At first instance, Mr Walker won his claim that he had been subject to direct and indirect discrimination on the grounds of sexual orientation, with the Employment Tribunal concluding that Schedule 9 para. 18 could be applied in a manner compatible with the relevant requirements of Directive 2000/78/EC. Subsequently, however, Innospec appealed successfully against that decision, with the Court of Appeal concluding that Mr Walker had been subject to direct discrimination on the basis of his sexual orientation but that the principles of ‘non-retroactivity’ and ‘future effect’ as developed in the case-law of the CJEU meant that the prohibition on discrimination applied only to benefits accruing after the transposition of the Directive in December 2003. (Mr Walker had taken early retirement in March 2003.)

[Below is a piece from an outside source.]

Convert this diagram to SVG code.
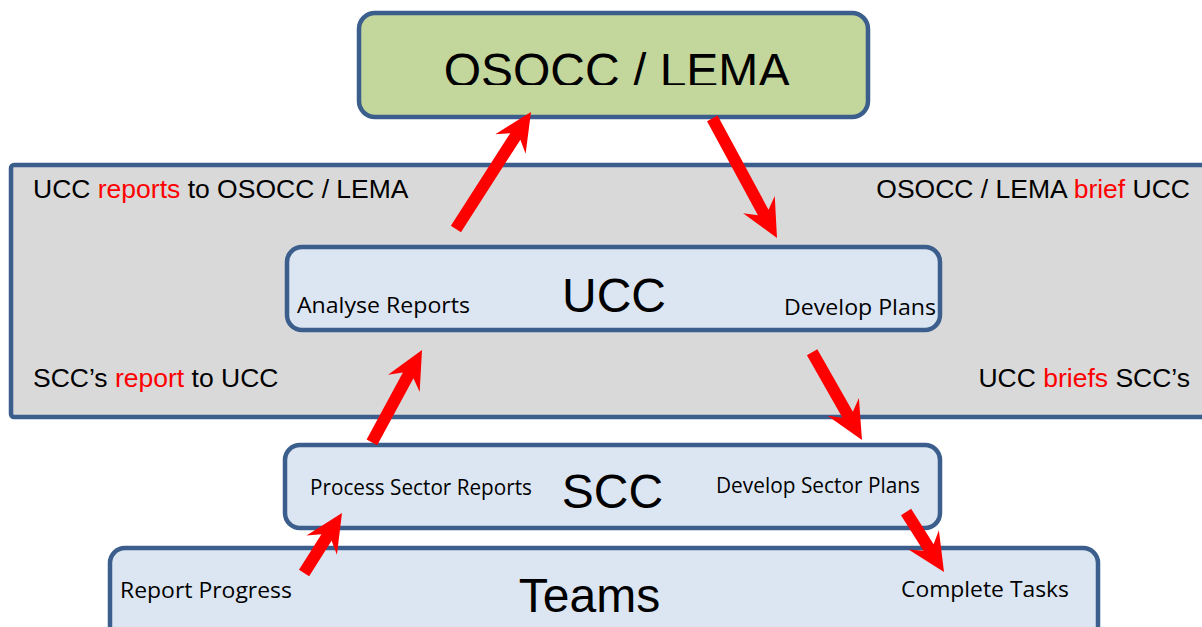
<svg xmlns="http://www.w3.org/2000/svg" width="1202" height="627" viewBox="0 0 1202 627">
<style>
.box{stroke:#3B5E8C;stroke-width:4.5}
.blue{fill:#DCE6F2}
.arial{font-family:"Liberation Sans",Arial,sans-serif;fill:#000}
.cal{font-family:"Open Sans","Noto Sans",sans-serif;font-size:21px;fill:#000}
.big{font-size:48px;text-anchor:middle}
.pt{font-size:26.5px}
.red{fill:#FF0000}
.arrow{fill:#FF0000}
</style>
<defs>
<clipPath id="clipTitle"><rect x="360" y="15" width="506" height="70"/></clipPath>
</defs>
<rect width="1202" height="627" fill="#FFFFFF"/>
<g id="panel">
<rect class="box" x="11" y="165" width="1200" height="252" rx="3" fill="#D9D9D9"/>
<text class="arial pt" x="33" y="198">UCC <tspan class="red">reports</tspan> to OSOCC / LEMA</text>
<text class="arial pt" x="1190" y="198" text-anchor="end">OSOCC / LEMA <tspan class="red">brief</tspan> UCC</text>
<text class="arial pt" x="33" y="387">SCC’s <tspan class="red">report</tspan> to UCC</text>
<text class="arial pt" x="1190" y="387" text-anchor="end">UCC <tspan class="red">briefs</tspan> SCC’s</text>
</g>
<g id="osocc">
<rect class="box" x="359" y="13" width="509" height="104" rx="16" fill="#C3D69B"/>
<text class="arial big" x="617" y="87" clip-path="url(#clipTitle)">OSOCC / LEMA</text>
</g>
<g id="ucc">
<rect class="box blue" x="287" y="247" width="653" height="83" rx="15"/>
<text class="arial big" x="614" y="312">UCC</text>
<text class="cal" x="297" y="313" textLength="173" lengthAdjust="spacingAndGlyphs">Analyse Reports</text>
<text class="cal" x="784" y="315" textLength="152" lengthAdjust="spacingAndGlyphs">Develop Plans</text>
</g>
<g id="scc">
<rect class="box blue" x="285" y="445" width="655" height="83" rx="15"/>
<text class="arial big" x="612.5" y="508">SCC</text>
<text class="cal" x="310" y="495" textLength="222" lengthAdjust="spacingAndGlyphs">Process Sector Reports</text>
<text class="cal" x="716" y="493" textLength="204" lengthAdjust="spacingAndGlyphs">Develop Sector Plans</text>
</g>
<g id="teams">
<rect class="box blue" x="110" y="548" width="988" height="110" rx="15"/>
<text class="arial big" x="589.5" y="612">Teams</text>
<text class="cal" x="120" y="598" textLength="172" lengthAdjust="spacingAndGlyphs">Report Progress</text>
<text class="cal" x="901" y="597" textLength="168" lengthAdjust="spacingAndGlyphs">Complete Tasks</text>
</g>
<g id="connectors">
<path class="arrow" transform="translate(531,112) rotate(-57.3)" d="M0,0 L-38,-18 L-29,-6 L-139,-6 L-139,6 L-29,6 L-38,18 Z"/>
<path class="arrow" transform="translate(777,238) rotate(61.6)" d="M0,0 L-38,-18 L-29,-6 L-136,-6 L-136,6 L-29,6 L-38,18 Z"/>
<path class="arrow" transform="translate(422,350) rotate(-61.5)" d="M0,0 L-38,-18 L-29,-6 L-105,-6 L-105,6 L-29,6 L-38,18 Z"/>
<path class="arrow" transform="translate(862,440) rotate(60.4)" d="M0,0 L-38,-18 L-29,-6 L-101,-6 L-101,6 L-29,6 L-38,18 Z"/>
<path class="arrow" transform="translate(342,513) rotate(-57.7)" d="M0,0 L-38,-18 L-29,-6 L-71,-6 L-71,6 L-29,6 L-38,18 Z"/>
<path class="arrow" transform="translate(944,572) rotate(57.7)" d="M0,0 L-38,-18 L-29,-6 L-71,-6 L-71,6 L-29,6 L-38,18 Z"/>
</g>
</svg>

This conclusion was criticised by Robert Wintemute amongst others, in particular in a case-note in the Industrial Law Journal in 2016 (‘Unequal Same-Sex Survivor’s Pensions: The EWCA Refuses to Apply CJEU Precedents or Refer’ (2016) 45(1) Ind Law J 89-100), and his criticisms were subsequently explicitly cited by Lord Kerr in giving the judgment of the majority of the Supreme Court reversing the decision of the lower court.

In brief, the Supreme Court initially applied the established case-law of the CJEU in cases such as Case C-267/06, Maruko [2008] 2 CMLR 32 and Case C-147/08, Römer [2011] ECR I-3591, and confirmed that less favorable treatment by an employer of same-sex partners as compared to opposite-sex partners who have entered into the same or equivalent type of legally recognised relationship will constitute direct discrimination on the grounds of sexual orientation.

Turning to the question of the remedy and by extension the legal effect of Schedule 9 para. 18, the UKSC went on to survey the relevant case-law of the CJEU dealing with issues of the retrospective effect of judgments. It concluded that the ECJ’s decision to restrict the temporal effect of its finding of sex discrimination in the occupational benefits case of Barber was a judicial technique that should only be applied ‘in the most exceptional circumstances and where the impact [of a judgment] would be truly “catastrophic”’ (para. 44).

The Supreme Court further concluded that the CJEU case-law established that the discriminatory treatment in question should be viewed as taking effect at the time when the pension was due to be paid, in part because it was only at that point of time that the spousal obligations at issue crystallised into tangible form. In so doing, they rejected suggestions by counsel based on views expressed by AG Van Gerven in Case C-109/91, Ten Oever [1993] ECR I-4879 that pension entitlements accrued as they were earned, and therefore that any discrimination occurring would have predated the date of transposition of the Directive. The UKSC therefore concluded that the provisions of Schedule 9 para. 18 of the 2010 Act could not be applied insofar as they precluded liability arising for the discriminatory behaviour in question, which was incompatible with the requirements of Directive 2000/78/EC and the general principle of equal treatment as confirmed to exist by the CJEU in case C-555/07, Kücükdeveci [2010] 2 CMLR 33.

The Walker judgment is thus particularly interesting for three reasons: (i) the faithful application by the UKSC of the case-law of the CJEU in relation to discrimination against same-sex partners; (ii) the Supreme Court’s interpretation of the relevant CJEU case-law relating to the temporal effect of findings of discrimination in the context of occupational benefits, which gives strong effect to the principle of non-discrimination; and (iii) the way in which it illustrates how parliamentary legislation can be disapplied if its conflicts with fundamental rights secured under EU law, in particular the right to non-discrimination.

After the process of Brexit is complete, this form of legal protection of equality is likely to fall away, along with the supremacy of EU law in general. Walker may thus mark one of the last instances where EU law takes effect as a trump card within the British legal system; as such, it is striking that its effect was to disapply a statutory provision designed to limit liability for discriminatory behaviour.